There’s a small shift that often goes unnoticed.
The birthday wishes still arrive. The day is still remembered. Messages are still sent. But over time, something subtle changes. The words themselves become shorter.
What once filled a few thoughtful lines becomes a sentence.
Eventually, sometimes, just a phrase.
In earlier years, birthday messages often carried detail.
They mentioned shared memories, inside jokes, plans for the future. They felt expansive, as if the day created space for reflection. The message was not only about the date, but about the relationship itself.
Length wasn’t intentional. It simply reflected closeness and time.
As life grows busier, that expansiveness narrows.
Messages become efficient. “Happy Birthday!” stands alone. Maybe an emoji follows. Nothing is necessarily missing, yet something feels trimmed down. The effort hasn’t disappeared. It has compressed.
The intention remains. The expression becomes concise.
Part of this shift is practical.
People maintain more connections than before. The number of birthdays remembered increases, while the available time for each one decreases. Words adapt to the scale of modern life.
When attention is divided, language tightens.

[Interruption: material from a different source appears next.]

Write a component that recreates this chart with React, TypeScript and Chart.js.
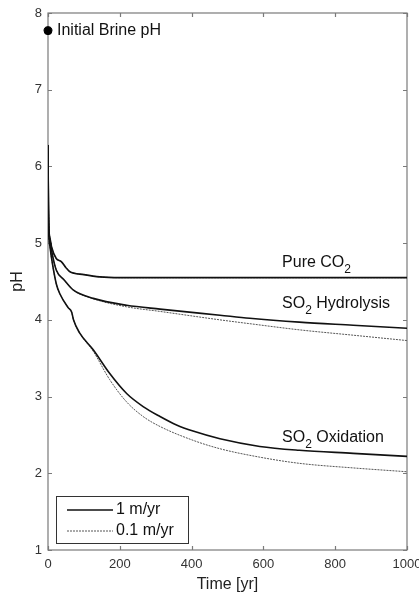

There is also comfort in brevity.
Long messages often belong to periods of emotional intensity — school years, early friendships, new relationships. Over time, bonds settle into something steadier. The need to articulate everything fades slightly.
A short message can carry familiarity without explanation.

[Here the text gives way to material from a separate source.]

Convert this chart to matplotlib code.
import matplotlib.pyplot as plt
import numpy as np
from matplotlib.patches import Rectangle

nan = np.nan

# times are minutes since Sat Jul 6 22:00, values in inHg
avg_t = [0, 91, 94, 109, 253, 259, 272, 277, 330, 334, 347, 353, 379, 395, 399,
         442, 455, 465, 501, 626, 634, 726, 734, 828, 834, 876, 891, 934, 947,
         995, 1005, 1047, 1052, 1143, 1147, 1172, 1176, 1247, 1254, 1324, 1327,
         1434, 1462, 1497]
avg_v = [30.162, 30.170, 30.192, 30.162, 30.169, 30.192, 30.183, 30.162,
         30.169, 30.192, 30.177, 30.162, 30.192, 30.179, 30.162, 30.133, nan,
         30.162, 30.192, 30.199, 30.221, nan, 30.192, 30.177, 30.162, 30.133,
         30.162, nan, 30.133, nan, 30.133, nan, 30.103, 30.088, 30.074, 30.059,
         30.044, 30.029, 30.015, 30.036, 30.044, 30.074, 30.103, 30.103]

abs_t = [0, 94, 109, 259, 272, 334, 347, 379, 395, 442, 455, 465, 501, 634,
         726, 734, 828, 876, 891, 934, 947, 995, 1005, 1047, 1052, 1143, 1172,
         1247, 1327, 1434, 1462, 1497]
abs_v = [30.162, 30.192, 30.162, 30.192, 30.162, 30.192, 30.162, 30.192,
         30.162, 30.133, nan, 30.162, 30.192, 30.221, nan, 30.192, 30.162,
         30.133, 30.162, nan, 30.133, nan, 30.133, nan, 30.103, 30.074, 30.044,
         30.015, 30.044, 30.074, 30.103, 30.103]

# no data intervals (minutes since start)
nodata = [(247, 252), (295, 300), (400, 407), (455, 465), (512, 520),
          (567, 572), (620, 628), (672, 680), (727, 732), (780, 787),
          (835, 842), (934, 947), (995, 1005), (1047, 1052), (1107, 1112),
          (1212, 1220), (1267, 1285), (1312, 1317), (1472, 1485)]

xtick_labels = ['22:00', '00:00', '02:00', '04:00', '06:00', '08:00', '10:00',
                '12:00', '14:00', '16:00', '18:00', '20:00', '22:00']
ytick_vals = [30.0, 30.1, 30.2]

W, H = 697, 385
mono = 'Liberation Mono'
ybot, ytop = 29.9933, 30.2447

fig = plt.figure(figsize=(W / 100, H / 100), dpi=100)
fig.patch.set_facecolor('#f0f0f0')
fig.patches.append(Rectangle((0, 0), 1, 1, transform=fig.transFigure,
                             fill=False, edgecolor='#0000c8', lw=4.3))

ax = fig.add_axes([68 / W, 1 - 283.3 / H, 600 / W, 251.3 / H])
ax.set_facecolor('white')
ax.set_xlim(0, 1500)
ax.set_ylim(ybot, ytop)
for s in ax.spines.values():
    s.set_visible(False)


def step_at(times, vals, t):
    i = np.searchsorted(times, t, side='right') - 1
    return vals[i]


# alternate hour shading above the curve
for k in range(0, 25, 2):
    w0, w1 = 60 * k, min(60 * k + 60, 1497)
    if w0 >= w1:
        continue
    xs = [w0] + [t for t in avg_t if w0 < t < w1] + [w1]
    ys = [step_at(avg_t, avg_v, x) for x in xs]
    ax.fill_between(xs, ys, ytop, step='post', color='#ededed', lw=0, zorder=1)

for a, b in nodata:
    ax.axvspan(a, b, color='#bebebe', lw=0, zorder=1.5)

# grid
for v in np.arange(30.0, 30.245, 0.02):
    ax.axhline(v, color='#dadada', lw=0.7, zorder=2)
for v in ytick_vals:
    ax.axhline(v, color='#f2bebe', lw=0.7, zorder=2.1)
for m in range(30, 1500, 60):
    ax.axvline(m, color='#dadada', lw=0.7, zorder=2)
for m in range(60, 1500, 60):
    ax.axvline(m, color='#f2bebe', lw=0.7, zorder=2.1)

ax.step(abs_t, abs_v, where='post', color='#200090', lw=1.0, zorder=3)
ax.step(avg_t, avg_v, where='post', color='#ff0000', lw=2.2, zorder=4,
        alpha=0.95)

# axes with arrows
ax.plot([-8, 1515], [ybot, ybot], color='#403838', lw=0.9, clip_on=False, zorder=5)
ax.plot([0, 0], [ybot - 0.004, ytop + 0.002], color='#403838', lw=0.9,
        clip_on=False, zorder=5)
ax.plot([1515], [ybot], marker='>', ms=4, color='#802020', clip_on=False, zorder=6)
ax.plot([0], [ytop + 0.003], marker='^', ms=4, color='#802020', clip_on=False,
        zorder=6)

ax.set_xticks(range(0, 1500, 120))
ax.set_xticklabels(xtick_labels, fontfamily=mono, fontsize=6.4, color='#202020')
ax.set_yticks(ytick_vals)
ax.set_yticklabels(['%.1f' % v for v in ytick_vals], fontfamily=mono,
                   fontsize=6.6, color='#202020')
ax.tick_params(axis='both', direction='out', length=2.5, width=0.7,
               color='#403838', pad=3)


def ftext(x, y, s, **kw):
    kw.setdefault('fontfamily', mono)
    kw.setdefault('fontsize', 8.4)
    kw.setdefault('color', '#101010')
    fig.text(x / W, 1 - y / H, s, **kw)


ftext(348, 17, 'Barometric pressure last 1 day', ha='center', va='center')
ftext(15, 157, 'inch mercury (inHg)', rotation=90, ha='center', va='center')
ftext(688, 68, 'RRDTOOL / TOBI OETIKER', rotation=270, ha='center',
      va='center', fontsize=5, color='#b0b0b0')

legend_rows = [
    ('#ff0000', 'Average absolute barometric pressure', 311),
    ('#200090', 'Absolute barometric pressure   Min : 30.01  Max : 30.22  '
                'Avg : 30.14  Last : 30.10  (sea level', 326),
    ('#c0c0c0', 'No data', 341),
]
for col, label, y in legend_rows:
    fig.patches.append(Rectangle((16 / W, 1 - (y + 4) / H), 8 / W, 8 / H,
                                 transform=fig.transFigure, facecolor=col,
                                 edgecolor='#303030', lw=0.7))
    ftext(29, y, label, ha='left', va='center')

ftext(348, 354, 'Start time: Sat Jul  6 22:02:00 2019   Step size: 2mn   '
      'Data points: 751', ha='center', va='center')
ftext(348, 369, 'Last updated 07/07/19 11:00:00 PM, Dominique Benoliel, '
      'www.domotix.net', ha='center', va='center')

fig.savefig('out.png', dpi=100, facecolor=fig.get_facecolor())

Still, the change can be noticed.
Scrolling back through old messages reveals paragraphs that no longer appear. The tone isn’t colder now. It’s different — quieter, more economical, less elaborate.
It mirrors the way many small rituals evolve without formal announcement.
This isn’t necessarily loss.
It may simply reflect continuity without emphasis. The bond no longer needs frequent verbal reinforcement. The ritual persists, but with less ceremony attached to it.
The meaning hasn’t vanished.
It has thinned into something lighter.
In that way, shorter birthday wishes tell a broader story.
Not of distance, but of transition. Not of forgetfulness, but of adjustment. Over time, celebrations shift their volume, even if their presence remains.
And noticing that shift doesn’t require correction.
Only awareness.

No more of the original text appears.